We regret to announce that the RAS Library collection is temporarily unavailable to RAS Members and the public until further notice. Thank you for your patience.

THE RAS LIBRARY was founded in 1868 by with the purchase of Alexander Wylie’s collection of 718 books on “various subjects related to China”. Over the next 70 years it grew to become one of the most complete collections of English Language books on Asia in the world.

By 1937 it contained over 30,000 books and was housed on the third floor of the RAS building on Museum Road near the Bund (now the Rockbund Art Museum on Huqiu Road).

During the late 1930s with thousands of refugees flooding into Shanghai, it was a tranquil haven for the residents of the International Settlement. It was recorded that over 6000 people would visit the library each month.

The RAS library survived the Japanese occupation and the Civil War, but was forced to close its doors in 1951. Most of its original collection now resides at the Xujiahui Library (The Bibliotheca Zi-ka-wei).

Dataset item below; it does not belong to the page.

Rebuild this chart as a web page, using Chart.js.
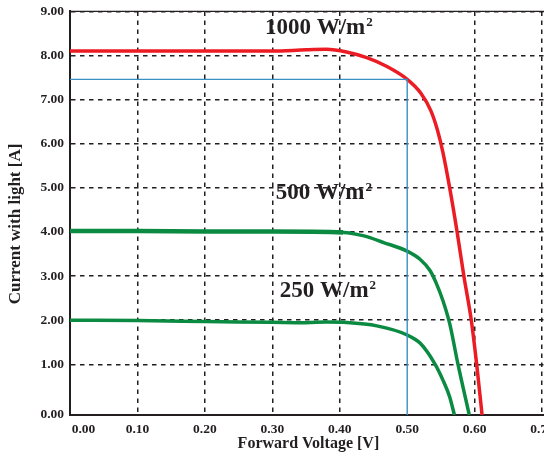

In 2007, THE RAS LIBRARY was resurrected by a group of enthusiasts, and as part of that process we are starting to rebuild the RAS Library. Like the original RAS Library, our focus is on material related to China.

The Library currently holds over 3,000 books and archival material, many of which are old and not available elsewhere. Approximately 10% of our collection was published prior to 1945; our oldest book was published in 1857.

We are the only private English Language library in Shanghai open to the public. RAS members can borrow up to two books at a time. Anyone may view the library’s collection or use the space for studying. (wifi available for free). We accept donations of books and DVDs, and regularly organise book sales.

WE ARE THE ONLY PRIVATE ENGLISH LANGUAGE LIBRARY IN SHANGHAI OPEN TO THE PUBLIC.

 

RAS  MEMBERS CAN BORROW UP TO TWO BOOKS AT A TIME FOR ONE MONTH.

 

ANYONE MAY VIEW THE LIBRARY’S COLLECTION OR USE THE SPACE FOR STUDYING.